As 2016 came to a close, I found myself at a professional crossroads, nearing the end of writing my dissertation and reevaluating my work prospects. I reached out to several friends and colleagues who have always held my professional identity in high regard to contemplate my next moves. Many people offered ideas of positions within institutions such as universities, foundations, or nonprofits that would be opening soon or could possibly be created to nurture my skill set.

However, the timing for these opportunities did not coincide with my needs. I took a leap of faith and decided to build my own consulting firm. I decided that I wanted to build a space for research and evaluation that celebrated Black Women as having unique professional skillsets, being knowledge creators celebrating what Patricia Hill Collins termed “Afrocentric Feminist Epistemology”, and deserving to be compensated fully for what they bring to the table. Here are three hot tips for supporting a space for Black women to direct and design evaluation.

Hot Tips:

  • Meditate on Dr. Vincent J. Harding’s The Vocation of the Black Scholar. There are many Black women who have written about the unique contributions that Black scholars provide to scholastic endeavors. However, Harding’s article very clears out the tensions that reside between Black liberation ideologies and the work of scholars in the academy. As evaluators, we have a responsibility to consider how we can uplift beloved community through our evaluation practice.
  • Embed written reflection during every formal opportunity.We know that Black women’s voices are often marginalized in professional spaces. Joan Morgan explains one of the reasons this happens, particularly around practitioners is because of the “superwoman complex”. Black women, being too busy doing, and not spending enough time processing their work through written reflection. To combat that, all of us at Ubuntu are responsible for writing monthly for our blog.
  • Build intentional spaces for decompression.Last, but of course, not least, we spend considerable time in our meeting spaces for decompression. We do verbal, written, and artistic check-ins to support one another. We allow others to witness our intentionality around decompressing white supremacist thinking, microaggressions, and misogynoir. We develop a short decompression guide — for laughs — but it holds significant truths to the way we work at Ubuntu!

A year later, I am reflecting on what this organization – Ubuntu Research and Evaluation – has become. We are freedom fighters for hire. We use frameworks of Building Beloved Community and Black Liberation to define our work. We are serving as an intellectual vanguard for evaluating programs and projects that aim to improve the outcomes of Black children and families.
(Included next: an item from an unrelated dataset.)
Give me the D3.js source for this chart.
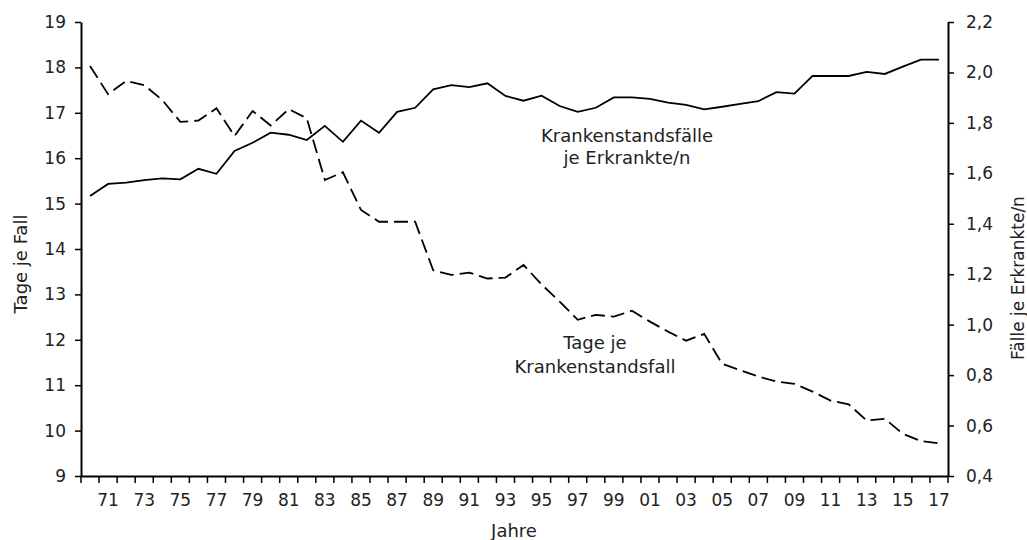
<!DOCTYPE html>
<html>
<head>
<meta charset="utf-8">
<script src="https://cdn.jsdelivr.net/npm/d3@7"></script>
<style>
  body { margin: 0; background: #fff; }
  svg text { font-family: "DejaVu Sans", sans-serif; fill: #222; }
</style>
</head>
<body>
<div id="chart"></div>
<script>
// data
const years = d3.range(1970, 2018);
const tageJeFall = [
  18.03, 17.41, 17.70, 17.61, 17.28, 16.80, 16.83, 17.10, 16.49, 17.04,
  16.72, 17.08, 16.88, 15.52, 15.69, 14.86, 14.60, 14.60, 14.60, 13.53,
  13.43, 13.48, 13.35, 13.37, 13.65, 13.22, 12.84, 12.44, 12.55, 12.51,
  12.64, 12.40, 12.18, 11.98, 12.13, 11.47, 11.33, 11.19, 11.08, 11.03,
  10.86, 10.66, 10.58, 10.22, 10.26, 9.93, 9.77, 9.72
];
const faelleJeErkrankte = [
  1.510, 1.558, 1.563, 1.573, 1.580, 1.576, 1.618, 1.598, 1.689, 1.721,
  1.761, 1.753, 1.732, 1.788, 1.725, 1.809, 1.761, 1.844, 1.860, 1.933,
  1.950, 1.942, 1.957, 1.907, 1.888, 1.908, 1.867, 1.844, 1.860, 1.901,
  1.901, 1.895, 1.880, 1.871, 1.854, 1.864, 1.875, 1.886, 1.922, 1.916,
  1.986, 1.986, 1.986, 2.002, 1.994, 2.023, 2.051, 2.051
];
const leftTicks = d3.range(9, 20);
const rightTicks = [0.4, 0.6, 0.8, 1.0, 1.2, 1.4, 1.6, 1.8, 2.0, 2.2];

const width = 1027, height = 540;
const m = { left: 81, right: 948, top: 22, bottom: 476 };

const svg = d3.select('#chart').append('svg')
  .attr('width', width)
  .attr('height', height);

const x = d3.scaleBand().domain(years).range([m.left, m.right]).padding(0);
const yL = d3.scaleLinear().domain([9, 19]).range([m.bottom, m.top]);
const yR = d3.scaleLinear().domain([0.4, 2.2]).range([m.bottom, m.top]);

const comma = d => d3.format('.1f')(d).replace('.', ',');

// left axis
const axL = svg.append('g')
  .attr('transform', `translate(${m.left},0)`)
  .call(d3.axisLeft(yL).tickValues(leftTicks).tickSize(6).tickSizeOuter(0).tickPadding(9));

// right axis
const axR = svg.append('g')
  .attr('transform', `translate(${m.right},0)`)
  .call(d3.axisRight(yR).tickValues(rightTicks).tickFormat(comma).tickSize(6).tickSizeOuter(0).tickPadding(12));

// x axis, labels at band centres, ticks at band edges
const axX = svg.append('g')
  .attr('transform', `translate(0,${m.bottom})`)
  .call(d3.axisBottom(x)
    .tickValues(years.filter(d => d % 2 === 1))
    .tickFormat(d => String(d).slice(2))
    .tickSize(0).tickSizeOuter(0).tickPadding(18));

axX.selectAll('.tick-edge')
  .data(years.map(d => x(d)).concat([m.right]))
  .join('line')
  .attr('class', 'tick-edge')
  .attr('x1', d => d).attr('x2', d => d)
  .attr('y1', 0).attr('y2', 7)
  .attr('stroke', '#000')
  .attr('stroke-width', 1.5);

[axL, axR, axX].forEach(a => {
  a.selectAll('.domain').attr('stroke', '#000').attr('stroke-width', 2);
  a.selectAll('.tick line').attr('stroke', '#000').attr('stroke-width', 1.5);
  a.selectAll('text').style('font-size', '17px').attr('fill', '#222');
});

// lines
const cx = d => x(d) + x.bandwidth() / 2;

svg.append('path')
  .datum(years)
  .attr('fill', 'none')
  .attr('stroke', '#000')
  .attr('stroke-width', 1.8)
  .attr('stroke-dasharray', '14,6')
  .attr('d', d3.line().x(cx).y((d, i) => yL(tageJeFall[i])));

svg.append('path')
  .datum(years)
  .attr('fill', 'none')
  .attr('stroke', '#000')
  .attr('stroke-width', 1.8)
  .attr('d', d3.line().x(cx).y((d, i) => yR(faelleJeErkrankte[i])));

// annotations
const note = (tx, ty, gap, lines) => {
  const t = svg.append('text')
    .attr('text-anchor', 'middle')
    .style('font-size', '18px');
  lines.forEach((l, i) => {
    t.append('tspan').attr('x', tx).attr('y', ty + i * gap).text(l);
  });
};
note(627, 142, 22, ['Krankenstandsfälle', 'je Erkrankte/n']);
note(595, 349, 24, ['Tage je', 'Krankenstandsfall']);

// axis titles
svg.append('text')
  .attr('transform', 'translate(27,264) rotate(-90)')
  .attr('text-anchor', 'middle')
  .style('font-size', '18px')
  .text('Tage je Fall');

svg.append('text')
  .attr('transform', 'translate(1024,278) rotate(-90)')
  .attr('text-anchor', 'middle')
  .style('font-size', '17px')
  .text('Fälle je Erkrankte/n');

svg.append('text')
  .attr('x', 514)
  .attr('y', 537)
  .attr('text-anchor', 'middle')
  .style('font-size', '18px')
  .text('Jahre');
</script>
</body>
</html>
The American Evaluation Association is celebrating ¡Milwaukee Evaluation! Week with our colleagues in the Wisconsin statewide AEA Affiliate. The contributions all this week to aea365 come from our ¡Milwaukee Evaluation! members. Do you have questions, concerns, kudos, or content to extend this aea365 contribution? Please add them in the comments section for this post on the aea365 webpage so that we may enrich our community of practice. Would you like to submit an aea365 Tip? Please send a note of interest to aea365@eval.org. aea365 is sponsored by the American Evaluation Association and provides a Tip-a-Day by and for evaluators.

8 thoughts on “¡Milwaukee Evaluation! Week: Hot Tips for Black Women by Black Women with Monique Liston”

  1. There’s a growing group of us who are unashamed of using our training, talents, life experiences, and perspectives to advance the quest toward racial and economic justice–liberatory praxis as the journey and destination. We are unwilling to be dismissed, discredited, chastised, and cast aside as “biased” (as if those not bothered with/ engaged in these struggles are free of biases).

    In solidarity,

    1. vidhya,

      Yes!!!!!! You are absolutely right. It’s great to hear these truths from you. And we’ve got to support each other.

      If there’s a way that we can connect with you and the work that you’re doing, please let us know! Our info, mission, and more can be found on our website: http://www.ubunturesearch.com. If you would like to connect via email or linkedin our contact information is available on there as well.

      -The Ubuntu Team

  2. Nice tips. My brother just left the Boys and Girls club at Milwaukee. He could have used an evaluator like yourself. It always good know other sisters in the business. Look me up if you are ever in Houston, TX.

    1. Alicia,

      It is great to know other sisters in the business. If there’s a way that we can connect and grow together- let us know! We are all for it.

      Our information, mission, and more can be found on our website: http://www.ubunturesearch.com. We encourage you to check it out! If you would like to connect via email or linkedin our contact information is available on there as well.

      -The Ubuntu Team

  3. Hi Monique,

    I am a black Canadian of Jamaican descent. I was really moved by your article and by your company’s mission. I am learning about evaluation at Queen’s University and one of the authors Weiss, in “Have we learned anything new about the use of evaluation?” advocated that as evaluators we must move towards greater social justice. We must use evaluation as a way to empower marginalized groups by including them in the evaluative process. From what I understand Ubuntu is a space for the black collective (thoughts, works, efforts of professional black persons). As a fellow ‘dope black woman,’ I think UBUNTU Research and Evaluation is a breath of fresh air. A lot of the programs that target marginalized groups continue with little to know improvement because evaluations are seen as routine versus prescriptive. Anyway, I wanted to leave my props.

    Melicia Hewitt

    1. Peace Melicia!

      Thanks so much for your comment! Love to hear from other DOPE BLACK WOMEN doing amazing things in the field. You are so right — evaluation can be liberatory WHILE providing invaluable information about moving forward. If only the whole world understood that! Sending love and light your way.